Under California and US law, an arbitrator’s award will be confirmed by a court even if the arbitrator is wrong on the law and the facts. This makes the appointment of the arbitrator perhaps the single most important process in arbitration. This article is the first in a series about the ins and outs of arbitrator disqualification for arbitrations seated in California. Today’s topic is the operation of Section 1281.91(a) and (b) of the California Arbitration Act governing arbitrator disqualification for domestic arbitrations seated in California. I will cover disqualification under the Federal Arbitration Act in later posts.
Suppose you have a AAA consumer or commercial arbitration where the AAA or some other administrative body has either made an administrative appointment of a sole arbitrator or selected a sole arbitrator after the parties engaged in striking and ranking from a list of arbitrators. Under Section 1281.91(b), if the nominated arbitrator has made disclosures required by Section 1281.9, either party has the absolute right to disqualify the arbitrator within fifteen days after receiving notice of the disclosure. Roussos v. Roussos,60 Cal. App. 5th 962, 971 (2021). The items that must be disclosed are listed in Section 1281.9. It does not matter if the item disclosed would not support a claim of bias or, indeed, would be considered trivial by any right-thinking person. If the relationship falls within any of the categories of disclosures mandated by the statute, any party has the right to disqualify the arbitrator based on the disclosure. Good cause is not required. Id. The disqualification is automatic like a peremptory challenge under Cal. Code Civ. Proc. 170.6. Id.
What if the nominated arbitrator failed to make the required disclosures? If the nominated arbitrator failed to make the disclosures required under Section 1281.9 within 15 days after being nominated, then under Section 1281.91(a), either party has the right to disqualify the arbitrator. This failure to disclose is distinguishable from a disclosure that says there is nothing to disclose under Section 1281.9. In the event the arbitrator states within 15 days after being nominated that there is nothing to disclose under Section 1281.9 – that is, the arbitrator has none of the disclosable relationships – then the arbitrator has complied with Section 1281.9 and there is no opportunity for disqualification under either 1281.91(a) or (b).

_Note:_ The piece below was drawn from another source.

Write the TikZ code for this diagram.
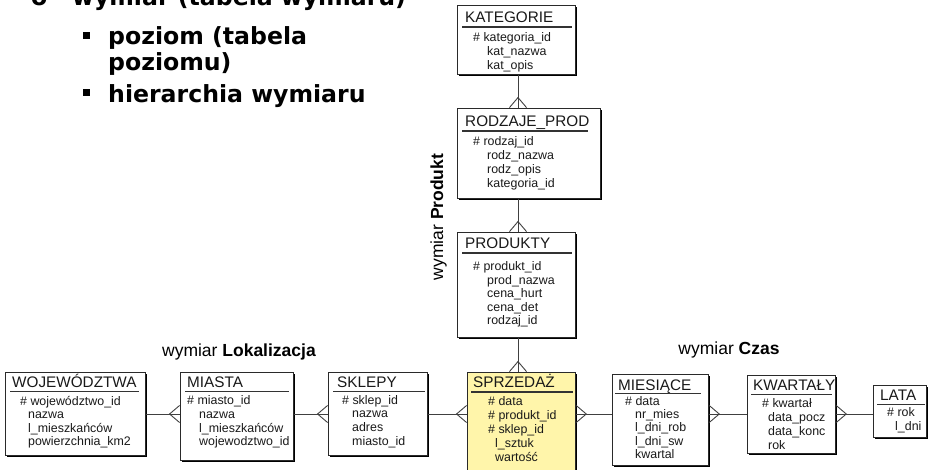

What if the disclosure is made by a party appointed arbitrator or the parties have agreed in advance in their contract that a particular arbitrator will resolve all subsequent disputes? The same rules apply. This means that a party appointed arbitrator can be disqualified even by the appointing party based on disclosures required under Section 1281.9. As to an arbitrator named in a contract, the Court of Appeal in Roussos v. Roussos, Ca. Ct. App. 2d Dist. (Feb. 16, 2021), recently held that even if the parties have agreed in advance on the identity of an arbitrator to resolve subsequent disputes, any party has the right to disqualify the arbitrator based on disclosures required under Section 1281.9. If the arbitrator discloses, for example, a past mediation or arbitration between the parties that, perhaps, led to the contract that named the arbitrator to handle subsequent disputes, the arbitrator nonetheless is subject to disqualification by either party.
Except when an arbitrator has been nominated by a court, the Section 1281.91 disqualification rights are unlimited in number. Parties can commit serial disqualifications so long as the requirements of Section 1281.91(a) or (b) are met. Though, presumably, if it could be shown that a party is engaging in serial disqualifications in bad faith, the other party could ask a court to intervene and nominate an arbitrator. In that event, pursuant to Section 1281.91(b)(2), a party may make one disqualification without cause. All subsequent disqualifications would require a showing of good cause.
The time limits in subsections (a) and (b) are strictly construed and a failure to disqualify the arbitrator in a timely manner waives the right. If the arbitrator fails to make a disclosure that should have been made under Section 1281.9 (i.e., if the arbitrator makes some disclosures but omits a required disclosure), then Section 1281.91(c) and (d) provide the disqualification rights. This is a subject I will cover in a later blog because it has its own complexities.